28 Şubat post-modern darbesinin dün yıldönümü idi;

Fadime Şahin, Aczimendiler ve Kudüs günü gibi senaryolar oluşturularak sokaklarda tanklar yürütülmüş,

Genelkurmay’da irtica brifingleri verilmeye başlanmış,

5’li çete denilen sivil toplum örgütleri gazete ilanlarıyla, hükümeti eleştirmeye başlamıştı.

Bütün bunlardan sonra, hükümete dayatılan 28 Şubat kararları ve ardından istifa eden hükümet.

Bu darbenin arka plandaki gerekçesi neydi? En başta Erbakan hükümetinin kurduğu havuz sistemi nedeniyle, devlet özel bankalardan borç almayı durdurdu. Yurtdışında çalışan vatandaşlarımıza sağlanan imkanlar ile, yurtdışındaki vatandaşların dövizlerinin Türkiye’ye getirilmelis sağlanmıştı. Açılan tedbir paketleriyle, kamuda büyük bir tasarrufa gidilmişti. İşçi, memur, bağkur ve emeklilere yüksek oranda zamlara rağmen, denk bütçe hedefinin konulması ve bunun gerçekleşmesi, devlete para satan rantiyecileri fazlasıyla rahatsız etti. Bunların kimler olduğu, emekli olduktan sonra bankaların ve holdinglerin yönetim kurullarına getirilen generallere bakılırsa anlaşılır.

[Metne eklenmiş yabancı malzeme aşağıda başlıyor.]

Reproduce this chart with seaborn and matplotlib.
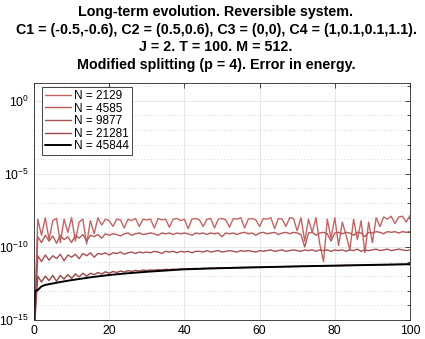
import numpy as np
import pandas as pd
import matplotlib
matplotlib.use("Agg")
import matplotlib.pyplot as plt
import seaborn as sns
from matplotlib.ticker import NullFormatter, FixedLocator

sns.set_theme(style="white")
plt.rcParams['font.family'] = ['Liberation Sans', 'DejaVu Sans']
plt.rcParams['mathtext.fontset'] = 'custom'
plt.rcParams['mathtext.rm'] = 'Liberation Sans'
plt.rcParams['text.color'] = 'black'

# ---- data (log10 of energy error) ----
t = list(range(101))
labels = ["N = 2129", "N = 4585", "N = 9877", "N = 21281", "N = 45844"]

log_err_2129 = [-16,
    -8.1, -9.2, -8.0, -9.5, -8.2, -8.05, -9.7, -8.1, -9.0, -8.0,
    -9.6, -8.3, -8.1, -9.8, -8.2, -9.1, -8.0, -8.5, -8.1, -8.2,
    -8.6, -8.1, -8.15, -8.7, -8.1, -8.2, -8.05, -8.6, -8.1, -8.15,
    -8.1, -8.7, -8.05, -8.15, -8.1, -8.65, -8.1, -8.05, -8.2, -8.1,
    -8.75, -8.1, -8.05, -8.15, -8.6, -8.1, -8.05, -8.7, -8.1, -8.05,
    -8.15, -8.65, -8.05, -8.1, -8.0, -8.7, -8.1, -8.05, -8.15, -8.6,
    -8.05, -8.1, -8.0, -8.75, -8.05, -8.1, -8.6, -8.0, -8.05, -8.9,
    -8.0, -9.6, -8.1, -9.0, -8.0, -9.8, -11.0, -8.1, -9.4, -8.0,
    -9.9, -8.3, -9.2, -10.2, -8.1, -9.5, -8.2, -10.4, -8.3, -9.7,
    -8.0, -8.6, -7.95, -8.1, -7.9, -8.4, -7.95, -7.9, -8.3, -7.85]

log_err_4585 = [-16,
    -9.3, -9.7, -9.2, -9.6, -9.25, -9.75, -9.2, -9.5, -9.3, -9.7,
    -9.2, -9.4, -9.15, -9.6, -9.2, -9.3, -9.15, -9.4, -9.1, -9.2,
    -9.1, -9.15, -9.25, -9.1, -9.05, -9.2, -9.1, -9.05, -9.15, -9.1,
    -9.05, -9.1, -9.2, -9.05, -9.1, -9.05, -9.15, -9.05, -9.1, -9.05,
    -9.1, -9.2, -9.05, -9.1, -9.05, -9.15, -9.05, -9.1, -9.05, -9.3,
    -9.05, -9.1, -9.05, -9.15, -9.05, -9.0, -9.1, -9.05, -9.2, -9.05,
    -9.0, -9.1, -9.05, -9.0, -9.15, -9.05, -9.0, -9.1, -9.0, -9.05,
    -9.15, -10.0, -9.05, -9.0, -9.2, -9.05, -9.0, -9.1, -9.6, -9.05,
    -9.0, -9.1, -9.0, -9.05, -9.2, -9.0, -9.05, -9.3, -9.0, -9.05,
    -8.95, -9.0, -9.1, -8.95, -9.0, -8.95, -9.05, -8.95, -9.0, -8.95]

log_err_9877 = [-16,
    -10.6, -11.0, -10.55, -10.9, -10.6, -10.8, -10.5, -10.95, -10.55, -10.7,
    -10.5, -10.8, -10.45, -10.6, -10.4, -10.7, -10.45, -10.5, -10.4, -10.55,
    -10.4, -10.45, -10.35, -10.5, -10.4, -10.35, -10.45, -10.35, -10.4, -10.35,
    -10.4, -10.3, -10.35, -10.45, -10.3, -10.35, -10.3, -10.4, -10.3, -10.35,
    -10.3, -10.4, -10.3, -10.3, -10.35, -10.25, -10.35, -10.3, -10.25, -10.35,
    -10.3, -10.25, -10.3, -10.35, -10.25, -10.3, -10.25, -10.3, -10.35, -10.25,
    -10.3, -10.25, -10.2, -10.3, -10.25, -10.2, -10.3, -10.25, -10.2, -10.25,
    -10.3, -10.2, -10.25, -10.2, -10.3, -10.2, -10.25, -10.2, -10.3, -10.2,
    -10.25, -10.2, -10.3, -10.2, -10.25, -10.15, -10.3, -10.2, -10.25, -10.2,
    -10.15, -10.25, -10.2, -10.15, -10.25, -10.2, -10.15, -10.2, -10.25, -10.2]

log_err_21281 = [-16,
    -12.0, -12.4, -12.0, -12.3, -11.95, -12.35, -11.95, -12.2, -11.9, -12.15,
    -11.85, -12.05, -11.8, -12.0, -11.8, -11.9, -11.75, -11.85, -11.7, -11.8,
    -11.68, -11.75, -11.65, -11.72, -11.62, -11.68, -11.6, -11.65, -11.58, -11.62,
    -11.57, -11.6, -11.55, -11.58, -11.53, -11.56, -11.52, -11.54, -11.5, -11.52,
    -11.49, -11.5, -11.47, -11.49, -11.46, -11.47, -11.44, -11.46, -11.43, -11.44,
    -11.42, -11.43, -11.41, -11.42, -11.4, -11.41, -11.39, -11.4, -11.38, -11.39,
    -11.37, -11.38, -11.36, -11.37, -11.35, -11.36, -11.34, -11.35, -11.33, -11.34,
    -11.32, -11.33, -11.31, -11.32, -11.3, -11.31, -11.29, -11.3, -11.28, -11.29,
    -11.27, -11.28, -11.26, -11.27, -11.25, -11.26, -11.24, -11.25, -11.23, -11.24,
    -11.22, -11.23, -11.21, -11.22, -11.2, -11.21, -11.19, -11.2, -11.19, -11.2]

t_45844 = [0, 0.2, 0.5, 1, 2, 3, 5, 7, 10, 15, 20, 25, 30, 40, 50, 60, 70, 80, 90, 100]
log_err_45844 = [-16, -13.1, -13.0, -12.95, -12.7, -12.6, -12.5, -12.4, -12.27, -12.08,
                 -11.92, -11.8, -11.7, -11.53, -11.45, -11.39, -11.33, -11.28, -11.23, -11.18]

title_lines = ["Long-term evolution. Reversible system.",
               "C1 = (-0.5,-0.6), C2 = (0.5,0.6), C3 = (0,0), C4 = (1,0.1,0.1,1.1).",
               "J = 2. T = 100. M = 512.",
               "Modified splitting (p = 4). Error in energy."]

colors = ['#c46464', '#b65a5a', '#a85050', '#984646', '#000000']
widths = [1.0, 1.0, 1.0, 1.0, 1.4]

series = [(t, log_err_2129), (t, log_err_4585), (t, log_err_9877),
          (t, log_err_21281), (t_45844, log_err_45844)]

fig = plt.figure(figsize=(4.25, 3.39), dpi=100)
ax = fig.add_axes([34/425, 19/339, 376/425, 237/339])

for (tt, le), lab, c, w in zip(series, labels, colors, widths):
    df = pd.DataFrame({'t': tt, 'err': np.power(10.0, le)})
    sns.lineplot(data=df, x='t', y='err', ax=ax, color=c, linewidth=w,
                 label=lab, estimator=None, sort=False)

ax.set_yscale('log')
ax.set_xlim(0, 100)
ax.set_ylim(1e-15, 10**1.22)
ax.set_xticks([0, 20, 40, 60, 80, 100])
ax.yaxis.set_major_locator(FixedLocator([1e-15, 1e-10, 1e-5, 1e0]))
ax.yaxis.set_minor_locator(FixedLocator([10.0**k for k in range(-15, 2)]))
ax.yaxis.set_minor_formatter(NullFormatter())
ax.set_xlabel('')
ax.set_ylabel('')

ax.grid(True, which='major', color='#e3e3e3', linewidth=0.6, linestyle='-')
ax.grid(True, which='minor', axis='y', color='#c8c8c8', linewidth=0.6, linestyle=(0, (1, 3)))
ax.set_axisbelow(True)
for s in ax.spines.values():
    s.set_color('#262626')
    s.set_linewidth(0.6)
ax.tick_params(which='both', direction='in', top=True, right=True, colors='#262626',
               labelsize=8.8, width=0.6, labelcolor='black')
ax.tick_params(which='major', length=3.5)
ax.tick_params(which='minor', length=2)

leg = ax.legend(loc='upper left', bbox_to_anchor=(8/376, 1 - 4/237), borderaxespad=0,
                fontsize=8.5, handlelength=2.2, labelspacing=0.05, handletextpad=0.25,
                borderpad=0.25, fancybox=False, framealpha=1, edgecolor='#262626')
leg.get_frame().set_linewidth(0.6)

fig.text(216/425, (339 - 69)/339, "\n".join(title_lines), ha='center', va='baseline',
         multialignment='center', fontsize=10.3, fontweight='bold', linespacing=1.33,
         color='black')

fig.savefig('out.png', dpi=100)
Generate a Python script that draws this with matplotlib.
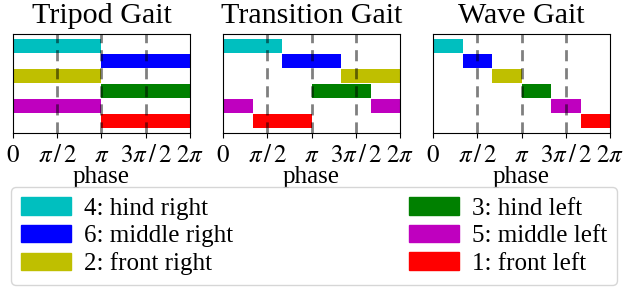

Erbakan’ın özellikle D-8 oluşumu ile, Dünya’da gelişmekte olan ülkeleri bir araya getirmesi Siyonist sermayeyi çok rahatsız etmişti.

2018’de sonuçlanan 28 Şubat mahkemeleri, göstermelik olarak birkaç generale ömür boyu hapis cezası vermesine rağmen, yaşları gerekçe gösterilerek serbest bırakılmıştır. Ancak bu darbenin sivil ve bürokrasi uzantıları araştırılmamış, üstü örtülmüştür. İşin en acı tarafı, mevcut hükümete bu operasyon yapılırken, başta Mesut Yılmaz olmak üzere muhalefet sessiz kalmıştı. Halbuki bu darbe sadece hükümete değil, parlamenter sisteme yapılan bir müdahale idi. Halbuki hükümet, dar gelirlilere ve tarımsal ürünlere yaptığı destek ile iyice bozulan gelir dağılımına bir nebze olsa da denge getirmişti.

O yıllarda, Sakarya milletvekillerimiz Cevat Ayhan ve Nevzat Ercan’ın bakan olmaları şehrimize ciddi miktarda yatırımın gelmesini sağlamıştı.

28 Şubat kararlarından sonra kapatılan Refah Partisi ve siyasi yasak konulan Prof.Dr.Necmettin Erbakan ve milli görüş düşüncesi Türk siyasetinden tasfiye edilmeye çalışılmıştır. Daha sonra kurulan AK Parti, kendi ifadeleriyle gömlek değiştirmiş, siyasi ve ekonomik felsefeleri milli görüş düşüncesi olmamış, liberal ekonomik sistemi benimsemiştir. Ve bugün geldiğimiz nokta bazı altyapı yatırımlarında başarı sağlanmış olmasına rağmen iyice bozulan gelir dağılımı, yükselen faiz, bütçe açıkları, büyüyen dış ticaret açığı, artan işsizlik ve hayat pahalılığı olmuştur.

Ülkeyi yönetenler yeniden içinden çıktıkları milli görüş düşüncesine dönmeli, israftan ve pahalı yatırımlardan vazgeçerek üretimi ve yatırımları desteklemelidir. 2 gün önce, ölüm yıldönümünü andığımız Prof.Dr.Necmettin Erbakan’ın dediği gibi YENİDEN BÜYÜK TÜRKİYE, YENİ BİR DÜNYA hedefleri doğrultusunda yürümemiz gerekiyor.